Section 2000a of the CRA reads:
All persons shall be entitled to the full and equal enjoyment of the goods, services, facilities, privileges, advantages, and accommodations of any place of public accommodation, as defined in this section, without discrimination or segregation on the ground of race, color, religion, or national origin.42 U.S.C. § 2000a.

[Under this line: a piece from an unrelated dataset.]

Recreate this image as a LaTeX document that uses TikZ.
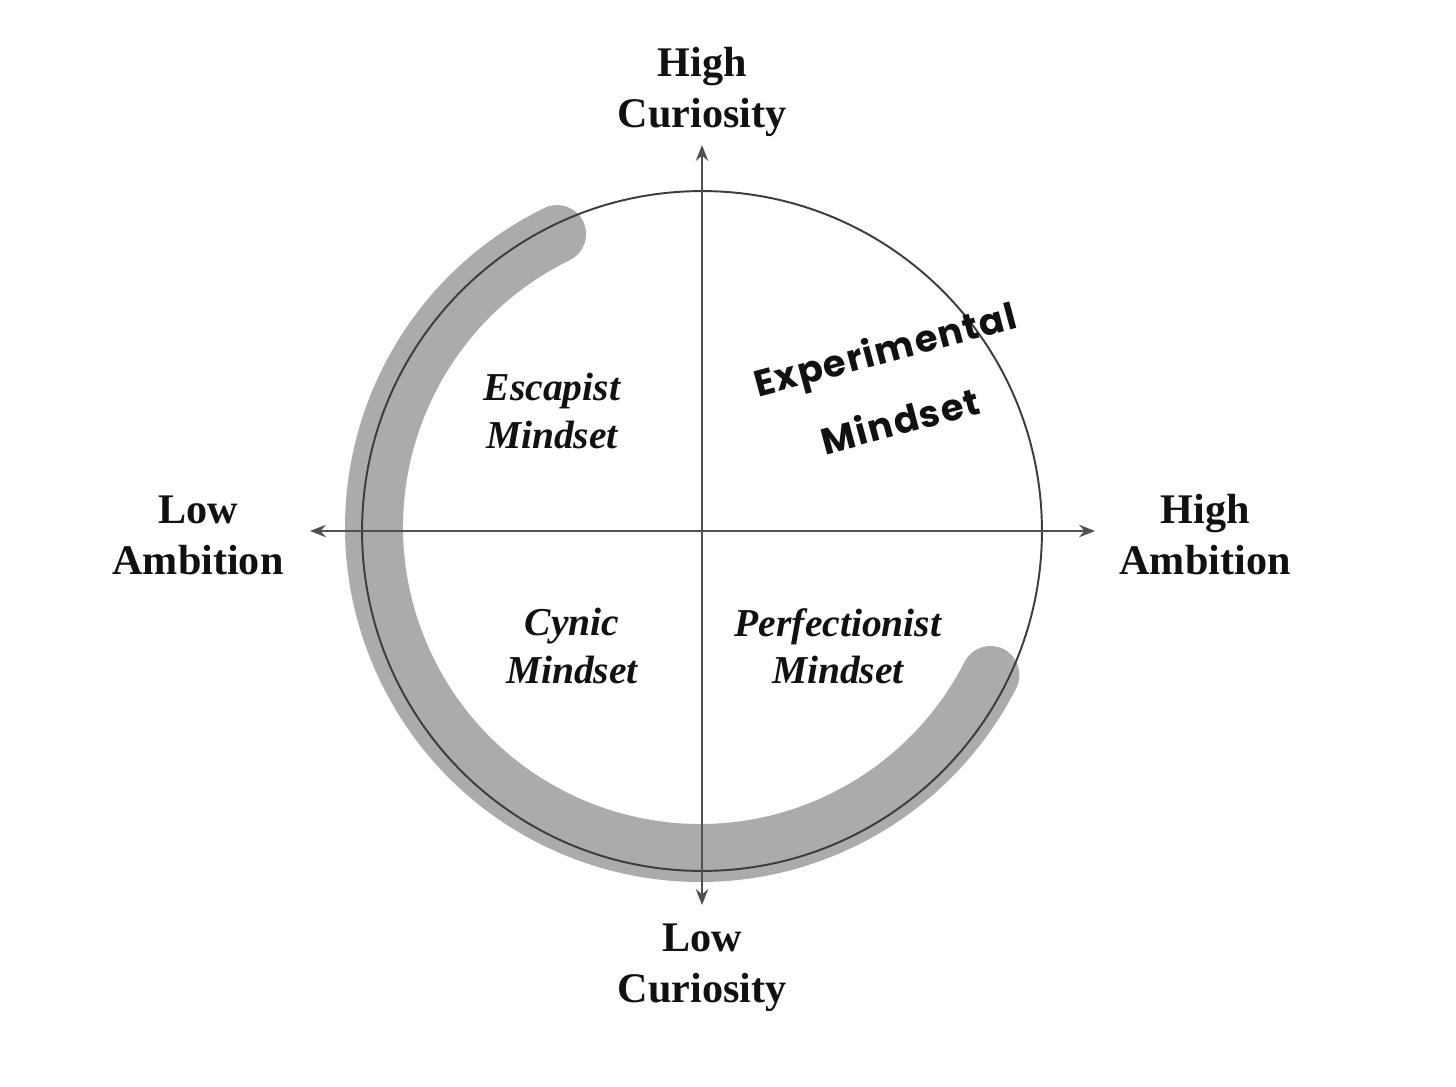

Plaintiffs' SAC alleges a violation of the CRA because Defendants failed to accommodate their “disability ailments” and deprived them of equal access when they refused to provide Lyft's car service in response to Plaintiffs' refusal to wear a mask over their nose. (ECF No. 25 at 2.) However, disability or decision to wear a mask is not one of the grounds for protection enumerated in the statute. See Elansari v. Jagex Inc., 790 Fed.Appx. 488, 490 (3d Cir. 2020) (dismissing a plaintiff's complaint for failing to allege discrimination based upon any grounds protected under 42 U.S.C. § 2000a). Accordingly, Plaintiffs failed to plead a claim under the statute and the SAC must be dismissed pursuant to Federal Rule of Civil Procedure 12(b)(6). Further, given Plaintiffs' own allegations that, as of April 19, 2022, Lyft no longer requires drivers and riders to wear masks,” (see ECF No. 25 at 3), Plaintiffs' request for injunctive relief in the form of stopping Lyft's segregation of persons “who prefer to wear mask[s] versus persons . . . who prefer not to wear mask[s]” (id.), is moot.
The decision to grant leave to amend rests within the sound discretion of the trial court. Zenith Radio Corp. v. Hazeltine Research Inc., 401 U.S. 321, 330 (1970). An amendment is futile if it “is frivolous or advances a claim . . . that is legally insufficient on its face.” Harrison Beverage Co. v. Dribeck Imp., Inc., 133 F.R.D. 463, 468 (D.N.J. 1990) (internal quotation marks and citations omitted). To evaluate futility, the Court uses “the same standard of legal sufficiency” as applied to a motion to dismiss under Rule 12(b)(6). Shane v. Fauver, 213 F.3d 113, 115 (3d Cir. 2000). Based on the record before the Court, amendment to the SAC would be futile because Plaintiff cannot set forth allegations sufficient to state a claim under Section 2000a. Plaintiffs' claims are based upon disability discrimination and the unequal treatment of individuals who choose not to wear a mask (see ECF No. 25), neither of which are protected by the statute. Because Plaintiffs' claim is legally insufficient on its face, Plaintiffs' SAC is dismissed.
IV. Conclusion
For the reasons set forth above, Lyft's Motion to Dismiss Plaintiffs' Second Amended Complaint (ECF No. 26) is GRANTED; and Plaintiffs' Second Amended Complaint (ECF No. 25) is DISMISSED WITH PREJUDICE as to Defendant Lyft.